Nicole Bus lolls next a disco ball and floats in a pool in the new clip for her single “You.” This is a decade-hopping mash-up: The singer quotes lyrics from the Charmels’ “As Long as I’ve Got You,” while the beat pulls from the Wu-Tang Clan’s “C.R.E.A.M.” — which sampled the Charmels’ track. Bus’ single was produced by Needlz, who previously worked on Jeremih’s “Oui” and Bruno Mars’ “Just the Way You Are.”
Like Yella Beezy’s “That’s On Me,” Ella Mai’s “Boo’d Up” or LightSkinKeisha’s “Ride Good,” the popularity of “You” stems initially from radio.
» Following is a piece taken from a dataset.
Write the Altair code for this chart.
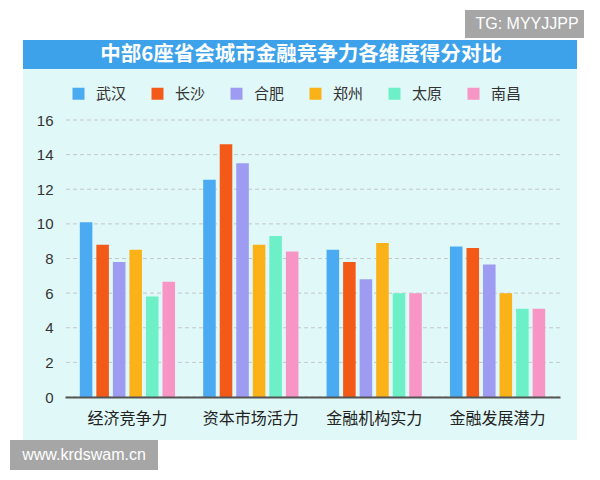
import altair as alt
import pandas as pd

categories = ["经济竞争力", "资本市场活力", "金融机构实力", "金融发展潜力"]
cities = ["武汉", "长沙", "合肥", "郑州", "太原", "南昌"]
wuhan = [10.1, 12.55, 8.5, 8.7]
changsha = [8.8, 14.6, 7.8, 8.6]
hefei = [7.8, 13.5, 6.8, 7.65]
zhengzhou = [8.5, 8.8, 8.9, 6.0]
taiyuan = [5.8, 9.3, 6.0, 5.1]
nanchang = [6.65, 8.4, 6.0, 5.1]
colors = ["#4aabf2", "#f45a17", "#9d9cf2", "#fbb118", "#6df0c8", "#f795c5"]
y_ticks = [0, 2, 4, 6, 8, 10, 12, 14, 16]
title_text = "中部6座省会城市金融竞争力各维度得分对比"
mark_tg = "TG: MYYJJPP"
mark_www = "www.krdswam.cn"

series = [wuhan, changsha, hefei, zhengzhou, taiyuan, nanchang]
rows = []
for city, vals in zip(cities, series):
    for cat, v in zip(categories, vals):
        rows.append({"category": cat, "city": city, "value": v})
df = pd.DataFrame(rows)
grid_df = pd.DataFrame({"value": y_ticks})
one = pd.DataFrame({"k": [0]})

CJK = "Liberation Sans, Noto Sans CJK SC"

yscale = alt.Scale(domain=[0, 16], nice=False)
yaxis = alt.Axis(title=None, values=y_ticks, labelFontSize=15, labelColor="#333",
                 labelPadding=12, ticks=False, domain=False, grid=False,
                 labelFont="Liberation Sans", zindex=1)

panel = alt.Chart(one).mark_rect(fill="#e1f8f8").encode(
    x=alt.value(-42), x2=alt.value(512), y=alt.value(-80), y2=alt.value(320))
titlebar = alt.Chart(one).mark_rect(fill="#3ea2ea").encode(
    x=alt.value(-42), x2=alt.value(512), y=alt.value(-80), y2=alt.value(-51))
title = alt.Chart(one).mark_text(
    text=title_text, color="white", font="Noto Sans CJK SC", fontWeight="bold",
    fontSize=20.5, align="center", baseline="middle").encode(
    x=alt.value(236), y=alt.value(-65))
tgbox = alt.Chart(one).mark_rect(fill="#a6a6a6").encode(
    x=alt.value(400), x2=alt.value(525), y=alt.value(-110), y2=alt.value(-82))
tgtext = alt.Chart(one).mark_text(
    text=mark_tg, color="white", font="Liberation Sans", fontSize=16,
    align="center", baseline="middle").encode(x=alt.value(462), y=alt.value(-96))
wwwbox = alt.Chart(one).mark_rect(fill="#a6a6a6").encode(
    x=alt.value(-55), x2=alt.value(93), y=alt.value(320), y2=alt.value(350))
wwwtext = alt.Chart(one).mark_text(
    text=mark_www, color="white", font="Liberation Sans", fontSize=16,
    align="center", baseline="middle").encode(x=alt.value(19), y=alt.value(335))

grid = alt.Chart(grid_df).mark_rule(color="#c3c8c8", strokeDash=[4, 3], strokeWidth=1).encode(
    y=alt.Y("value:Q", scale=yscale, axis=yaxis))

bars = alt.Chart(df).mark_bar().encode(
    x=alt.X("category:N", sort=categories,
            scale=alt.Scale(paddingInner=0.228, paddingOuter=0.12),
            axis=alt.Axis(title=None, labelAngle=0, labelFontSize=16, labelColor="#222",
                          labelPadding=13, ticks=False, domain=True, domainColor="#555",
                          domainWidth=2, labelFont=CJK, zindex=1)),
    xOffset=alt.XOffset("city:N", sort=cities,
                        scale=alt.Scale(paddingInner=0.24, paddingOuter=0)),
    y=alt.Y("value:Q", scale=yscale, axis=yaxis),
    color=alt.Color("city:N", sort=cities,
                    scale=alt.Scale(domain=cities, range=colors),
                    legend=alt.Legend(title=None, orient="none", legendX=6, legendY=-34,
                                      direction="horizontal", symbolType="square",
                                      symbolSize=144, symbolStrokeWidth=0,
                                      labelFontSize=15, labelColor="#333", labelFont=CJK,
                                      labelOffset=10, columnPadding=23, zindex=1)),
)

chart = alt.layer(panel, titlebar, title, tgbox, tgtext, wwwbox, wwwtext, grid, bars).properties(
    width=495, height=277,
    padding={"left": 57, "top": 112, "right": 24, "bottom": 82},
    autosize=alt.AutoSizeParams(type="none"),
).configure_view(stroke=None).configure(font=CJK)

chart.save("out.html", embed_options={"renderer": "svg", "actions": False})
The single has only 430,000 Spotify streams to date worldwide, but it reached an audience of more than 5.5 million Americans on the airwaves last week, according to Nielsen BDS. “You” appears to be performing especially well in Southern markets — Shazam-ing at Number One in Greensboro, NC and inside the Top 15 in New Orleans and Miami — along with traditional R&B hotbeds like Philadelphia (Number Two on Shazam).
Program directors and their devoted constituents are often particularly susceptible to nostalgia, which helps explains the recent radio success of outright covers (Weezer’s version of “Africa,” Bad Wolves’ rendition of “Zombie”), pastiche singles (Bruno Mars’ “Finesse,” Portugal. the Man’s “Feel It Still”) and new songs that sample old hits (Tory Lanez’s “Say It,” Mariah Carey’s “A No No”). Some of these tracks also went on to become major records in the streaming-verse; some didn’t.
Bus, who is half Dutch and half Curaçaose, is a former competitor on Holland’s edition of The Voice. She will release a new EP later this year.